All this is revolutionary and is meant to be. It’s the fulfillment of a dream that conservatives in America have had for a long, long time. They have long believed in state’s rights and in the federal government being a monster not envisioned by the founders. This Extreme Court is simply finally making good on the conservative dream to enshrine those beliefs in law.
And, btw, as with the various parallel attempted coups undertaken by Trump and his team (there were several of these), this has all been discussed on Steve Bannon’s War Room Pandemic podcast (or whatever he is calling his show; I have read that he doesn’t like his podcast being called a podcast; perhaps the term doesn’t sufficiently match his delusions of grandeur). Bannon recently devoted much of whatever his program is (podcast? cuckoo coup lollapalooza?) to this very topic–the ways in which work is underway to completely “dismantle the administrative state.”

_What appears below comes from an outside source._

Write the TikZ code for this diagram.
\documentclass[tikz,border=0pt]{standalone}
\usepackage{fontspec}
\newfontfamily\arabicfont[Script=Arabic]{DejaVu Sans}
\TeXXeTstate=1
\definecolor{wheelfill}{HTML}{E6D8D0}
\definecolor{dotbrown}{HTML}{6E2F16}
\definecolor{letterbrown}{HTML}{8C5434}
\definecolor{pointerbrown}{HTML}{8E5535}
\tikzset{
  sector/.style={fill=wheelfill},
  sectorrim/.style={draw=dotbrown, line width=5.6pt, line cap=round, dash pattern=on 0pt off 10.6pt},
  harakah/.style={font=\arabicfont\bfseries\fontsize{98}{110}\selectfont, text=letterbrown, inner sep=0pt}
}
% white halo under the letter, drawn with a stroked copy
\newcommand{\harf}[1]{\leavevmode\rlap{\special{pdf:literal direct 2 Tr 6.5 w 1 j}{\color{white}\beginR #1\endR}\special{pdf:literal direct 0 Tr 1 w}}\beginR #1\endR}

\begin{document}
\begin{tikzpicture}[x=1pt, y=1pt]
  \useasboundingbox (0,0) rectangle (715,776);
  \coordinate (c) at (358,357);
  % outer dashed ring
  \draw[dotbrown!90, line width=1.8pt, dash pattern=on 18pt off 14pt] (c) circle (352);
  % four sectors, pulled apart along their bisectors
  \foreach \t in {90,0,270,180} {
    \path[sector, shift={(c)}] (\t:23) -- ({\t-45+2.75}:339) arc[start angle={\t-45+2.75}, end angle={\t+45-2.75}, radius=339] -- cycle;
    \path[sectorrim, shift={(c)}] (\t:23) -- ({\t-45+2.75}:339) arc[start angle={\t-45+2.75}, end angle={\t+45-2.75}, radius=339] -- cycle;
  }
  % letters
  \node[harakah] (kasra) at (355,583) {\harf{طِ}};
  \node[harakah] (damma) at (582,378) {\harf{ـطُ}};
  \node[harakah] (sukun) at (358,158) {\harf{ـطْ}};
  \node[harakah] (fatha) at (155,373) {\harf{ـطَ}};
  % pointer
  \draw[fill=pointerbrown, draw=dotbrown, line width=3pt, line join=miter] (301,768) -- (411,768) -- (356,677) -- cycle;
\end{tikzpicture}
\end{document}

Again, conservatives have been making these arguments for a very, very long time. Now, after a century of arguing that our expansive federal government is illegitimate, they finally have a supermajority on the court that agrees with them. The nationalist, fundamentalist supermajority on the Court sees the current program to shrink and drown the federal government as returning government in the U.S. to its original principles after a long period in which it veered off into weirdness never conceived of by the founders. THAT’S NOT a new argument. The conservative legal scholar James Q. Wilson, for example, spent much of his life making it. Our Original Sin, politically, according to Conservatives, was the expansion of federal government via an over-generous interpretation of the Interstate Commerce clause, Article 1, Section 8, Clause 3 of the U.S. Constitution, which gives Congress the power “to regulate commerce with foreign nations, and among the several states, and with the Indian tribes.” Thus we find the feds involved in matters as diverse as regulation of tobacco and food and wetlands and emissions.

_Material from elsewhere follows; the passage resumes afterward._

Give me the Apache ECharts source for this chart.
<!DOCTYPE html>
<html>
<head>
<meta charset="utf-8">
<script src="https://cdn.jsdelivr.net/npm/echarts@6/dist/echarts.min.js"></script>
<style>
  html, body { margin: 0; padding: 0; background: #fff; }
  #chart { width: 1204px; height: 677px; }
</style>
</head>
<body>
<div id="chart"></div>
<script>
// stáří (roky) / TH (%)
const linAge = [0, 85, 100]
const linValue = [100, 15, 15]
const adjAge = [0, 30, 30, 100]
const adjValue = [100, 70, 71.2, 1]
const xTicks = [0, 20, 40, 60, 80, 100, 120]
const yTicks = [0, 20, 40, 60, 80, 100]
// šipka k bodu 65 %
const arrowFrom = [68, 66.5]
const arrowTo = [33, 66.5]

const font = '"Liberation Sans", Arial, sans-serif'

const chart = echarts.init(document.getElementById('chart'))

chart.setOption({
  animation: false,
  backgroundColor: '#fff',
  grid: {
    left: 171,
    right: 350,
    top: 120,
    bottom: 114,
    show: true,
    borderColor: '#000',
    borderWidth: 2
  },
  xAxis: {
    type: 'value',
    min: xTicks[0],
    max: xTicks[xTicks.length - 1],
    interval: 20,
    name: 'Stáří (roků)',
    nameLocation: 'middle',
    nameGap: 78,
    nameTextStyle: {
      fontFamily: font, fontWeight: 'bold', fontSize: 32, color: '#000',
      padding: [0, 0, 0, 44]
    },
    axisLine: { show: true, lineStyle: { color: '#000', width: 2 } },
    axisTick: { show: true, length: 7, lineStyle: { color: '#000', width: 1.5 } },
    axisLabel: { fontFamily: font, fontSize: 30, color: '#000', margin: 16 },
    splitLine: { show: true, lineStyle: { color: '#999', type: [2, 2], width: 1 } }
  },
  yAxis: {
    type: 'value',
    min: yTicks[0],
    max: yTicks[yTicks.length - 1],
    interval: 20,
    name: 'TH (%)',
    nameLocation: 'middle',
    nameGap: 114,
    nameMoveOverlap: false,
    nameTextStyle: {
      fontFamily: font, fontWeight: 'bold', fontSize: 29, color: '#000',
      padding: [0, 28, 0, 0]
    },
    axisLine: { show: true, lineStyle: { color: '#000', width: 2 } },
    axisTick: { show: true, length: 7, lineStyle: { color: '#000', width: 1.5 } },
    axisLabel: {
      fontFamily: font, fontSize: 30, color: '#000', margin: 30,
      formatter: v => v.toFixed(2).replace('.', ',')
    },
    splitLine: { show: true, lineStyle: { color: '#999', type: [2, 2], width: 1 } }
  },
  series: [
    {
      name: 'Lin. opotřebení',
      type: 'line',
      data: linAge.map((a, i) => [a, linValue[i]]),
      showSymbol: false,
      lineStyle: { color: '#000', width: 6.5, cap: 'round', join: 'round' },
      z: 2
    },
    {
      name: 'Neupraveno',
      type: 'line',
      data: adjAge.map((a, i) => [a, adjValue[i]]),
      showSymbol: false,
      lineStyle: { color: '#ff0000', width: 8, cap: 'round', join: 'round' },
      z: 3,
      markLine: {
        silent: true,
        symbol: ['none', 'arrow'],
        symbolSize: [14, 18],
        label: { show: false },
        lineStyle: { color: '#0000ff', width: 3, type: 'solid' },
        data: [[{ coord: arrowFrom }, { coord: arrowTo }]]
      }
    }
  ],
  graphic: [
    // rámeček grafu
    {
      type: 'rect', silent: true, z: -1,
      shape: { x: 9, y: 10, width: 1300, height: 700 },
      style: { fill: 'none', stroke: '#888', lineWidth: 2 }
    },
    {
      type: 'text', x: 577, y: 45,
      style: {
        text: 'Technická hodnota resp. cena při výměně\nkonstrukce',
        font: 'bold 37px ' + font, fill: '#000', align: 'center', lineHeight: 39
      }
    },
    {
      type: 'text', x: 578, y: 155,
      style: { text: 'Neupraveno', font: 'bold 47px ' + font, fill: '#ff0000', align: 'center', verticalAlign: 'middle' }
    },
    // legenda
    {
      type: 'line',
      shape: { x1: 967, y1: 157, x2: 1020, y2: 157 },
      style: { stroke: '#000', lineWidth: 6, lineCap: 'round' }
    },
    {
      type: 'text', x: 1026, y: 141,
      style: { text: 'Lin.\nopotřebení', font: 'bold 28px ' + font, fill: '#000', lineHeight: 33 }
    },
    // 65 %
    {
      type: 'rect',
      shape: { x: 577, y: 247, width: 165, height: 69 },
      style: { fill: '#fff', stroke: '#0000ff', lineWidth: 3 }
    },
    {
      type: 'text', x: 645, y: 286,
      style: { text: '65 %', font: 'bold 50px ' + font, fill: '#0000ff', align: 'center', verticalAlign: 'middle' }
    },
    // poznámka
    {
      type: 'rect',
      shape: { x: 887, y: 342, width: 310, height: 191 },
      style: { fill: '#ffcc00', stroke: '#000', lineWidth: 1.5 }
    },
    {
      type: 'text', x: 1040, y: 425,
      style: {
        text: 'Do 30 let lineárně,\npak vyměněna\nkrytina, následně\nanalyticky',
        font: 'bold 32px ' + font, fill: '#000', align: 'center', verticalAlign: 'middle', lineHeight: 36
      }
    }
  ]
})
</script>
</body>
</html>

Know your enemy, folks. Understand what the conservative beef is. And don’t underestimate them or it.
In short, this Court is in the process of establishing precedents that amount to a legal revolution that returns U.S. government, they believe, to what as envisioned by the founders: independent state governments in loose federation. So, the Extreme Court will claim to be reaffirming precedents, but ones from long, long ago, before the courts derailed and created a huge federal government that can have its hands in everything, from marriage law to regulation of tobacco and wetlands.
Those of you old enough to remember the Civil Rights Movement of the 1960s will understand what I mean when I say that this could most appropriately be designated The Nullification Court.
Again, and in summary, this court plans to reduce, dramatically, the scope and power of the federal government and place power over many matters back into the hands of state governments, many of which will function as small, independent theocratic states with the court’s imprimatur and blessing. The folks at The National Review and The Wall Street Journal and The American Enterprise Institute, who are hip to this, can barely contain their glee.
This is the disaster that Trump has wrought. But it’s too complicated for Americans to follow. They are too busy thinking about the next Spiderman movie or Elon Musk sex life tabloid release. So, the fascist revolution will happen here while no one was paying any attention.